Mark Ethridge, operating partner with the privately-funded Housing Impact Fund, hopes that subsidy can be expanded to market rate development too, which comprises the vast majority of construction in Charlotte.

“If you look at even just capturing a very small proportion of what the market builds on a yearly basis, you could practically double the impact of affordable housing,” he said.

Hotel conversions

As COVID-19 reshaped the need for real estate like hotels and offices, some cities and nonprofits have turned to revamping those spaces to meet housing needs.

Hotels and motels struggled in the wake of COVID-19, and that meant they were cheaper for those organizations to purchase.

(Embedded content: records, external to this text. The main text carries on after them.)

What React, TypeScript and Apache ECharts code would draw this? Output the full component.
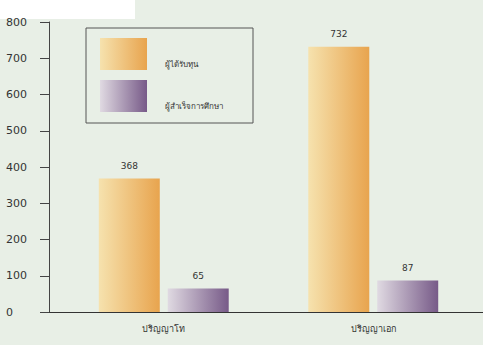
import React, { useEffect, useRef } from "react";
import * as echarts from "echarts";

const categories = ["ปริญญาโท", "ปริญญาเอก"];
const seriesNames = ["ผู้ได้รับทุน", "ผู้สำเร็จการศึกษา"];
const granted = [368, 732];
const graduated = [65, 87];
const yTicks = { min: 0, max: 800, interval: 100 };

const FONT = "'DejaVu Sans', 'Noto Sans', sans-serif";

export default function App() {
  const ref = useRef<HTMLDivElement>(null);
  useEffect(() => {
    document.body.style.margin = "0";
    const chart = echarts.init(ref.current!, null, { renderer: "svg" });
    const orange = new echarts.graphic.LinearGradient(0, 0, 1, 0, [
      { offset: 0, color: "#f6e2ae" },
      { offset: 1, color: "#e8a44e" },
    ]);
    const purple = new echarts.graphic.LinearGradient(0, 0, 1, 0, [
      { offset: 0, color: "#e0dae2" },
      { offset: 1, color: "#775a88" },
    ]);
    chart.setOption({
      animation: false,
      backgroundColor: "#e8efe6",
      textStyle: { fontFamily: FONT },
      graphic: [
        { type: "rect", left: 0, top: 0, shape: { width: 135, height: 19 }, style: { fill: "#ffffff" }, z: -1 },
        { type: "line", shape: { x1: 40, y1: 312.5, x2: 483, y2: 312.5 }, style: { stroke: "#333", lineWidth: 1 } },
      ],
      legend: {
        left: 86,
        top: 28,
        orient: "vertical",
        itemWidth: 47,
        itemHeight: 32,
        itemGap: 2,
        padding: [6, 30, 7, 14],
        borderColor: "#555",
        borderWidth: 1,
        icon: "rect",
        formatter: (n: string) => "\n" + n,
        textStyle: { fontSize: 8, color: "#333", lineHeight: 20, padding: [0, 0, 0, 13] },
        data: seriesNames,
      },
      grid: { left: 59, right: 5, top: 22, bottom: 33, containLabel: false },
      xAxis: {
        type: "category",
        data: categories,
        axisLine: { show: false },
        axisTick: { show: false },
        axisLabel: { color: "#333", fontSize: 9, margin: 12 },
      },
      yAxis: {
        type: "value",
        min: yTicks.min,
        max: yTicks.max,
        interval: yTicks.interval,
        offset: 10,
        splitLine: { show: false },
        axisLine: { show: true, lineStyle: { color: "#444", width: 1 } },
        axisTick: { show: true, length: 9, lineStyle: { color: "#444" } },
        axisLabel: { color: "#333", fontSize: 11, align: "left", margin: 43 },
      },
      series: [
        {
          name: seriesNames[0],
          type: "bar",
          data: granted,
          barWidth: 61,
          barGap: "13%",
          itemStyle: { color: orange },
          label: { show: true, position: "top", distance: 8, fontSize: 9, color: "#333" },
        },
        {
          name: seriesNames[1],
          type: "bar",
          data: graduated,
          barWidth: 61,
          barGap: "13%",
          itemStyle: { color: purple },
          label: { show: true, position: "top", distance: 8, fontSize: 9, color: "#333" },
        },
      ],
    });
    return () => chart.dispose();
  }, []);
  return <div ref={ref} style={{ width: 483, height: 345 }} />;
}
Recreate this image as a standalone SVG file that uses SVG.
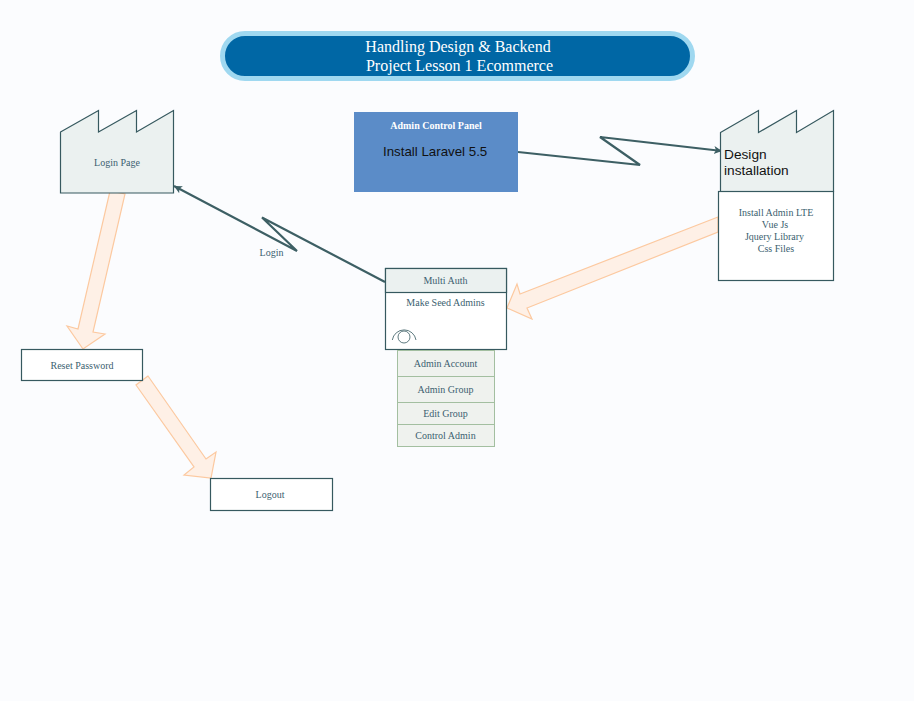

In California, officials have helped convert sites across the state, mostly hotels, into over 5,900 units for low-income renters and people experiencing homelessness. 

In Charlotte, Roof Above transformed an 88-unit former Quality Inn on Clanton Road into permanent housing for people experiencing chronic homelessness, now called SECU The Rise on Clanton. 

Mecklenburg County is using $13.6 million in American Rescue Plan Act funding to renovate an 80-unit hotel into housing for residents 55 and older experiencing homelessness.

  • Pelletier says the first residents will start moving in this summer. 

Trying not to lose ground

Preserving naturally occurring affordable housing can’t be the only solution to the crisis, because it doesn’t actually create new units. But it does prevent our deficit from growing further.

  • Charlotte lost 36,000 low-cost rental units between 2015 and 2020, per data shared during a committee meeting of A Home for All, a strategy leaders in the area are working on to address homelessness. 

Plus, Ethridge says unlike new construction, the cost of purchasing naturally occurring affordable housing complexes has declined by about 20%. Because of higher interest rates, there’s less cash flow for owners after paying the mortgage. 

On the one hand, that’s an opportunity for affordable developers to acquire those properties. The first round of the Housing Impact Fund rehabbed just over 800 apartments, and has raised over $40 million so far in its second round.

But he says there are far fewer housing communities that remain affordable than there were five or six years ago. 

The data are clear: we can’t build new units fast enough to solve the affordable housing crisis anytime soon. We need a combination of strategies, from vouchers to adaptive reuse, to make a meaningful dent in our lifetimes.